- Associated Press - Saturday, December 19, 2015

OKLAHOMA CITY (AP) - Republicans in the House and Senate have met separately to line up priorities for the upcoming legislative session that begins in February, and one topic is dominating the conversation: the $1 billion hole in next year’s state budget that likely will force deep cuts to public schools and other state services.

House Republicans met last week in Fairview, the hometown of House Speaker Jeff Hickman, to review details of the budget for the fiscal year that begins July 1. Early projections show lawmakers will have at least $900 million, or 13 percent, less to spend than it did on the current budget. But that number will grow to about $1.1 billion when adjusted for sources of one-time money that were used to plug holes in the current budget.

Senate Republicans met late last month and also focused primarily on the budget, said Senate President Pro Tem Brian Bingman.

“Really the budget is going to overshadow everything,” said Bingman, R-Sapulpa. “Can there be budget reforms so we don’t go through these crises continually?”

Other priorities for the House GOP caucus next year will be reviewing new public education standards that are being developed after scrapping Common Core standards and voting on a bond issue to complete repairs to the state Capitol, Hickman said.
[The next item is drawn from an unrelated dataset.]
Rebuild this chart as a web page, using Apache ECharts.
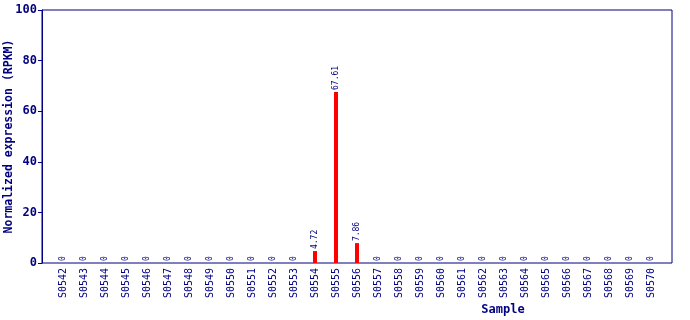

Hickman said most House members knew when they approved a $120 million bond issue last year that additional funding would be needed, and a bond issue for an additional $120 million that contractors say they need to complete the project will likely be on the docket. However, $65 million for visionary plans like a reflecting pool and giant stone arch would likely need to be privately funded, Hickman said.

“We had a lot of discussion, but no plan right now,” Hickman said, noting that any new bond issue would be set up to take effect after existing bonds are paid off.

The House and Senate GOP caucuses also discussed rolling back some of the hundreds of millions of dollars’ worth of tax incentives and breaks handed out to various industries every year, along with off-the-top money, which is diverted directly to things like schools, scholarships and road construction that don’t get appropriated by the Legislature.

For the 30-member Democrat contingent in the House, Leader Scott Inman said he they’ll find common ground on additional funding for the Capitol and targeting some tax credits. He said they’ll also seek a repeal of a second proposed cut in the individual income tax rate in 2018 that would drop the rate further from 5 percent to 4.85 percent.

“It’s maddening to me to think that the first time in state history we’ll cut income taxes at a time when we have a budget deficit,” said Inman, D-Del City.

Both the House and Senate GOP caucuses also are expected to have votes in May to elect new leaders since both Hickman and Bingman are term-limited and can’t run for re-election in 2016.

Rep. Leslie Osborn, R-Mustang, confirmed Friday she is no longer in the speaker’s race and has decided to back state Rep. Charles McCall, a second-term Republican from Atoka. Also running for the post are Reps. John Bennett, R-Sallisaw, Scott Martin, R-Norman, and Earl Sears, R-Bartlesville.

In the Senate, Majority Floor Leader Mike Schulz, R-Altus, said he planned to seek the pro tem’s post for the last two years before he is term-limited.